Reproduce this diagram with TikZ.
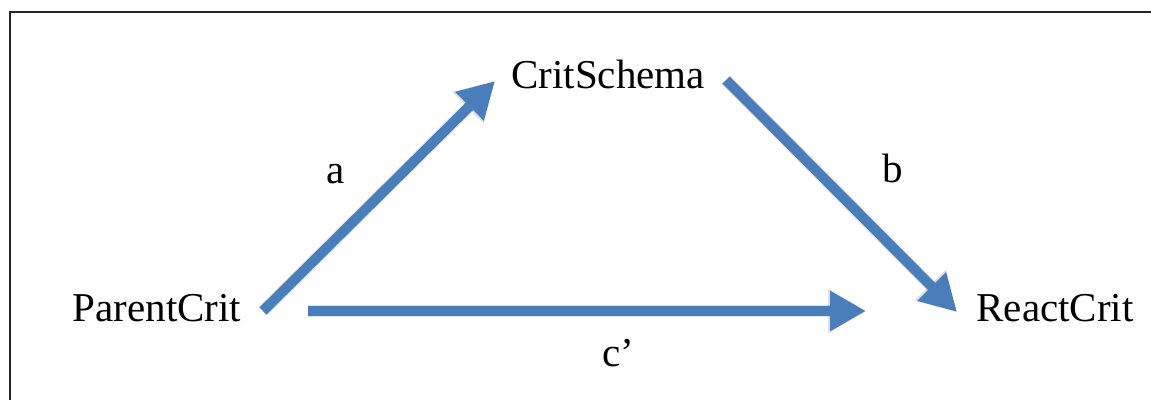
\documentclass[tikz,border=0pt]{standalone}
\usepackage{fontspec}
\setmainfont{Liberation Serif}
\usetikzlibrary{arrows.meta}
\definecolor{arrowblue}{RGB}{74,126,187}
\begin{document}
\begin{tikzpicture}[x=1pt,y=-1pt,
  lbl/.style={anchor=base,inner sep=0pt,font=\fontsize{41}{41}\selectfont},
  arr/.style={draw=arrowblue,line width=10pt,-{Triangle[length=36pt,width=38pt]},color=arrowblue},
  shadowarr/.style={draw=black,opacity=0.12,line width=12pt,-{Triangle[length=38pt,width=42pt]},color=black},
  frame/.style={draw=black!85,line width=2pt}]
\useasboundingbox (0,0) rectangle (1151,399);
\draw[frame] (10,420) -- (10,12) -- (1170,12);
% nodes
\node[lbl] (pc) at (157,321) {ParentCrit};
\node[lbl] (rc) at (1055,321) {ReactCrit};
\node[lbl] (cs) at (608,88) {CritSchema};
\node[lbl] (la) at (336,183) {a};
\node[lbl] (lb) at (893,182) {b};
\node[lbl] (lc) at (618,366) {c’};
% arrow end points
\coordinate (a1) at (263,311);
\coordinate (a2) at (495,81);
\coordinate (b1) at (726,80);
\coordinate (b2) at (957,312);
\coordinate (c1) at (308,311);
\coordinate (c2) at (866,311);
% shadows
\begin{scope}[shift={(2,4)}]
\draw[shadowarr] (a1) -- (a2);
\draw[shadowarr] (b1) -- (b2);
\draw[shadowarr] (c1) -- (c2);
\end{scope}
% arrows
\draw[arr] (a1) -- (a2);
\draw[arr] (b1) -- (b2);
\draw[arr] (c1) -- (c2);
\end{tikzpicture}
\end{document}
-----
Reproduce the listing exactly. Leave its pictures out.

*WRITTEN REPLY:*
Reproduce this diagram with TikZ.
\documentclass[tikz,border=0pt]{standalone}
\usepackage{fontspec}
\setmainfont{Liberation Serif}
\usetikzlibrary{arrows.meta}
\definecolor{arrowblue}{RGB}{74,126,187}
\begin{document}
\begin{tikzpicture}[x=1pt,y=-1pt,
  lbl/.style={anchor=base,inner sep=0pt,font=\fontsize{41}{41}\selectfont},
  arr/.style={draw=arrowblue,line width=10pt,-{Triangle[length=36pt,width=38pt]},color=arrowblue},
  shadowarr/.style={draw=black,opacity=0.12,line width=12pt,-{Triangle[length=38pt,width=42pt]},color=black},
  frame/.style={draw=black!85,line width=2pt}]
\useasboundingbox (0,0) rectangle (1151,399);
\draw[frame] (10,420) -- (10,12) -- (1170,12);
% nodes
\node[lbl] (pc) at (157,321) {ParentCrit};
\node[lbl] (rc) at (1055,321) {ReactCrit};
\node[lbl] (cs) at (608,88) {CritSchema};
\node[lbl] (la) at (336,183) {a};
\node[lbl] (lb) at (893,182) {b};
\node[lbl] (lc) at (618,366) {c’};
% arrow end points
\coordinate (a1) at (263,311);
\coordinate (a2) at (495,81);
\coordinate (b1) at (726,80);
\coordinate (b2) at (957,312);
\coordinate (c1) at (308,311);
\coordinate (c2) at (866,311);
% shadows
\begin{scope}[shift={(2,4)}]
\draw[shadowarr] (a1) -- (a2);
\draw[shadowarr] (b1) -- (b2);
\draw[shadowarr] (c1) -- (c2);
\end{scope}
% arrows
\draw[arr] (a1) -- (a2);
\draw[arr] (b1) -- (b2);
\draw[arr] (c1) -- (c2);
\end{tikzpicture}
\end{document}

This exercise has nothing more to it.